HIV/AIDS has become one of the world’s most serious health and development challenges. Since the first cases were reported in 1981, more than 25 million people have died of AIDS worldwide, and another 33 million are currently living with the virus. The large majority of these people lives in sub-Saharan Africa and suffers the added burden of food insecurity and malnutrition. In recent years, anti-retroviral drug therapy (ART) has been made more widely available for HIV treatment in developing countries. Although the rollout of ARTs has contributed to increased survival and has decreased the incidence of AIDS, weight loss and wasting remain the strongest predictors of mortality among people living with HIV/AIDS (PLWHA), even for those undergoing anti-retroviral treatment.
In an attempt to address this mortality, there has been a growing interest in food supplementation for PLWHA on ART. Food supplementation programs can improve adherence to medications, reduce drug side effects, and may also improve survival, recovery, and disease progression. However, thus far, very few studies have examined these relationships in resource-poor environments.
This study aims to build upon the existing—but limited—literature and will examine the effectiveness of a large-scale food supplementation program for PLWHA in a field setting in Ethiopia. In addition to the study, the project will include a capacity-building component, through which Tufts will develop a pre-service training curriculum on HIV and nutrition for Ethiopian health workers. The objectives of this project are:
- to examine the impact of prescribed food on survival, HIV disease progression, and recovery from malnutrition of HIV+ adult clients in Ethiopia;
- to examine the cost-effectiveness of prescribed food to HIV+ adult clients in Ethiopia; and
- to ensure that health and nutrition practitioners/managers leaving the main training institutions in Ethiopia to work in HIV support programs across the country understand the role of food and nutrition in the treatment and support of PLWHA.
Both the Food by Prescription program, which is being supported by Save the Children US in Ethiopia, and the Tufts study component began rollout in June 2010. Thus far, activities under the project have included a team trip to Ethiopia in December 2009 to share the protocols and finalize the study design with project-implementing partners. This trip included a visit to Hawassa University – the first in the country to establish both an MSc and a BSc in Applied Nutrition – to explore the potential for partnership on the pre-service training component of this project.

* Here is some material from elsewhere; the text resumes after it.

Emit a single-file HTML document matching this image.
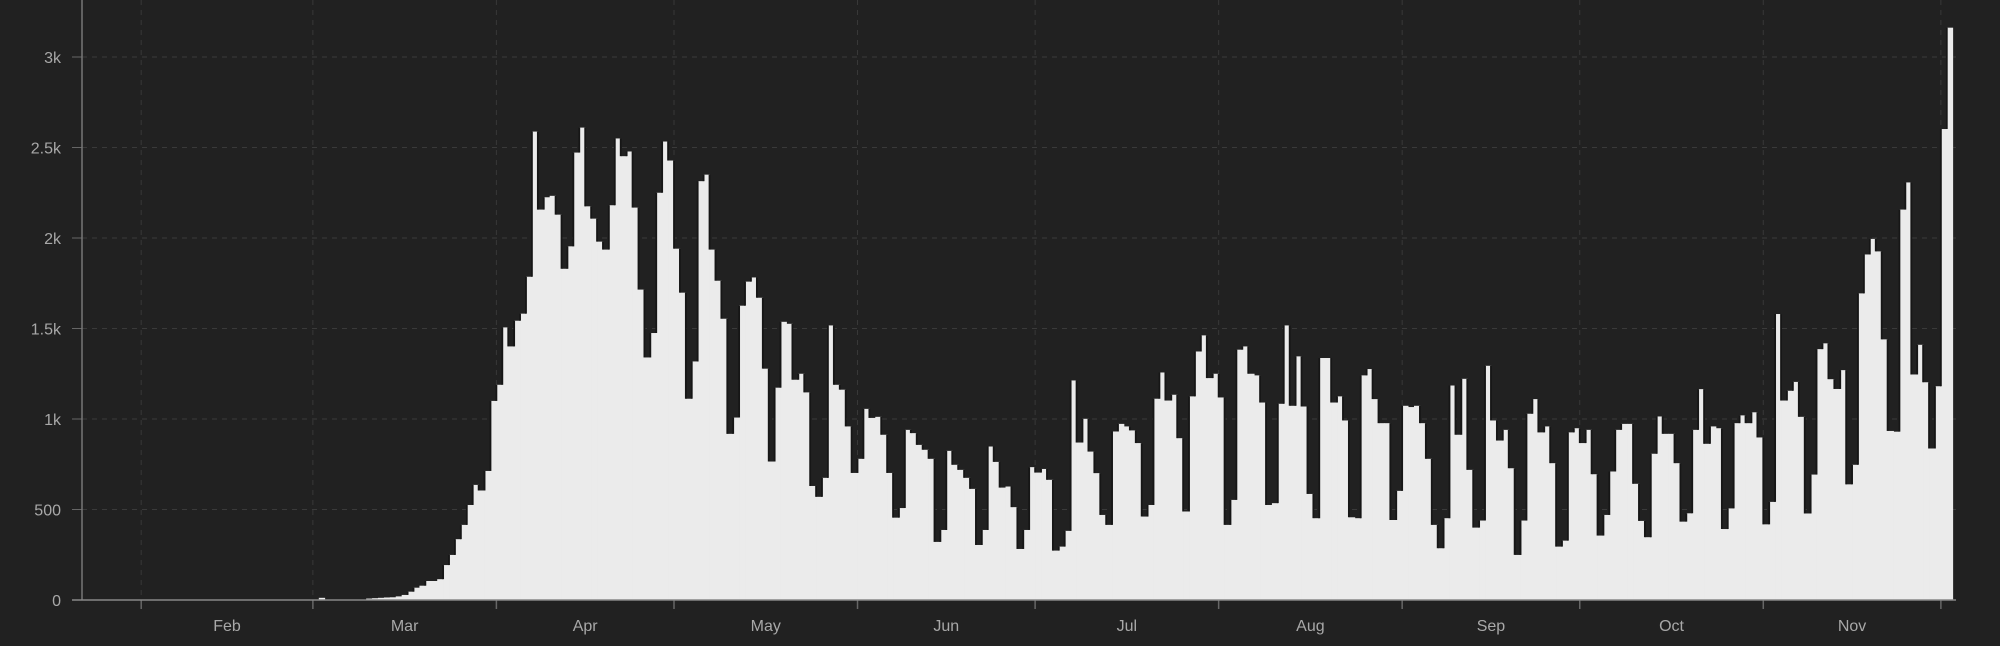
<!DOCTYPE html>
<html><head><meta charset="utf-8"><style>
html,body{margin:0;padding:0;background:#212121;}
svg{display:block;}
text{font-family:"Liberation Sans",sans-serif;font-size:16px;fill:#a8a8a8;}
</style></head><body>
<svg id="chart" width="2000" height="646" viewBox="0 0 2000 646" xmlns="http://www.w3.org/2000/svg">
<rect x="0" y="0" width="2000" height="646" fill="#212121"/>
<g id="grid"></g>
<g id="bars"></g>
<g id="edges"></g>
<g id="axes"></g>
</svg>
<script>
const startDateLabel = "2020-01-22";
const values = [
0,0,0,0,0,0,0,0,0,0, 0,0,0,0,0,0,0,0,0,0,
0,0,0,0,0,0,0,0,0,0, 0,0,0,0,0,0,0,0,0,0,
12,2,2,2,2,2,2,2,8,10, 12,14,15,20,
28,46,68,79,105,105,115,193,249,336,
415,525,636,605,713,1100,1189,1506,1401,1543,
1582,1786,2588,2157,2225,2233,2129,1830,1954,2472,
2610,2175,2107,1980,1936,2181,2550,2452,2478,2168,
1715,1340,1475,2250,2533,2428,1941,1698,1112,1318,2314,
2350,1936,1764,1554,918,1008,1626,1759,1782,1670,
1278,765,1173,1537,1526,1217,1250,1147,630,570,
675,1517,1189,1162,959,702,780,1056,1006,1012,
913,702,455,508,940,922,857,830,780,321,
387,824,747,719,675,614,304,387,848,763,
621,627,513,282,387,734,704,724,664,273,
295,382,1213,870,1001,820,701,470,415,931,
973,959,937,867,461,525,1112,1257,1102,1134,
894,489,1125,1373,1462,1226,1250,1119,415,553,1383,
1401,1250,1241,1091,525,535,1084,1517,1073,1346,
1069,586,452,1337,1337,1091,1125,992,457,452,
1241,1276,1110,977,977,442,603,1073,1066,1073,
977,780,415,286,452,1185,913,1222,719,400,
439,1294,992,881,940,728,249,439,1029,1110,
926,959,756,295,328,926,949,867,940,695,
356,470,710,940,973,973,642,437,347,808,
1014,918,918,756,433,479,940,1165,863,959,949,
392,506,977,1020,977,1037,898,418,542,1580,
1102,1156,1205,1012,478,693,1386,1418,1220,1166,
1270,639,747,1694,1909,1995,1926,1440,934,930,
2157,2307,1246,1410,1203,837,1181,2602,3162
];
const yTicks = [0,500,1000,1500,2000,2500,3000];
const yTickLabels = ["0","500","1k","1.5k","2k","2.5k","3k"];
const monthStartDays = [10,39,70,100,131,161,192,223,253,284,314];
const monthLabels = ["Feb","Mar","Apr","May","Jun","Jul","Aug","Sep","Oct","Nov"];

const NS="http://www.w3.org/2000/svg";
const X0=82, DAY=5.92, Y0=600, YTOP3K=57;
function xs(d){return X0+d*DAY;}
function ys(v){return Y0-(v/3000)*(Y0-YTOP3K);}
function mk(tag,attrs,parent){const e=document.createElementNS(NS,tag);for(const k in attrs)e.setAttribute(k,attrs[k]);parent.appendChild(e);return e;}
const grid=document.getElementById('grid'),bars=document.getElementById('bars'),edges=document.getElementById('edges'),axes=document.getElementById('axes');

yTicks.forEach((t,i)=>{
  if(t>0){const l=mk('line',{x1:X0,x2:1956,y1:ys(t),y2:ys(t),stroke:'#3a3a3a','stroke-width':1,'stroke-dasharray':'5,5'},grid);
  
  }
  const tk=mk('line',{x1:X0-10,x2:X0,y1:ys(t),y2:ys(t),stroke:'#666','stroke-width':1},axes);
  
  
  const tx=mk('text',{x:X0-21,y:ys(t)+6,'text-anchor':'end'},axes);
  tx.textContent=yTickLabels[i];
  
  
});
monthStartDays.forEach(d=>{
  const l=mk('line',{x1:xs(d),x2:xs(d),y1:0,y2:Y0,stroke:'#383838','stroke-width':1,'stroke-dasharray':'5,5'},grid);
  
  
  const tk=mk('line',{x1:xs(d),x2:xs(d),y1:Y0,y2:Y0+9,stroke:'#666','stroke-width':1.5},axes);
  
  
});
monthLabels.forEach((m,i)=>{
  const mid=(monthStartDays[i]+monthStartDays[i+1])/2;
  const tx=mk('text',{x:xs(mid),y:631,'text-anchor':'middle'},axes);
  tx.textContent=m;
  
  
});
values.forEach((v,i)=>{
  const y=ys(v);
  const r=mk('rect',{x:xs(i),y:y,width:DAY+0.4,height:Math.max(0,Y0-y),fill:'#ebebeb'},bars);
  
  
});
values.forEach((v,i)=>{
  if(i===0) return;
  const p=values[i-1];
  const hi=Math.max(v,p), lo=Math.min(v,p);
  if(hi-lo<15) return;
  const e=mk('line',{x1:xs(i),x2:xs(i),y1:ys(hi),y2:ys(lo),stroke:'#161616','stroke-width':1.8},edges);
  
  
});
const ya=mk('line',{x1:X0,x2:X0,y1:0,y2:Y0,stroke:'#777','stroke-width':1.5},axes);


const xa=mk('line',{x1:X0-10,x2:1956,y1:Y0,y2:Y0,stroke:'#888','stroke-width':1.5},axes);


</script>
</body></html>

A second trip to Ethiopia in May 2010 ensured that data collection requirements and procedures were finalized with the Monitoring and Evaluation team in Addis Ababa, in preparation for rollout in June. In addition, further discussions with Hawassa University led to the development of a Memorandum of Understanding (MoU) and timeframe for the training activities.
This Food by Prescription program has the potential to improve both the capacity of health professionals to address the nutritional needs of PLHIV and the effectiveness of HIV care and treatment in Ethiopia. Currently, there is almost no documented program data that can help answer questions around the additional benefits to PLHIV and costs of adding food to an ART regimen nor of the successes and challenges to scaling up a program of this type. As HIV programs embrace the need for a nutrition component, there is an urgent need to “learn by doing” and the phased rollout of the FBP program in Ethiopia provides a great opportunity to do just this. This project is expected to run until at least September 2012.
This project brings together Tufts University faculty from the Friedman School of Nutrition (Professors Patrick Webb, Shibani Ghosh, Jennifer Coates, and Beatrice Rogers) and Tufts/FIC (Professor Kate Sadler and researcher Elizabeth Bontrager), with implementing partner Save the Children USA/USAID.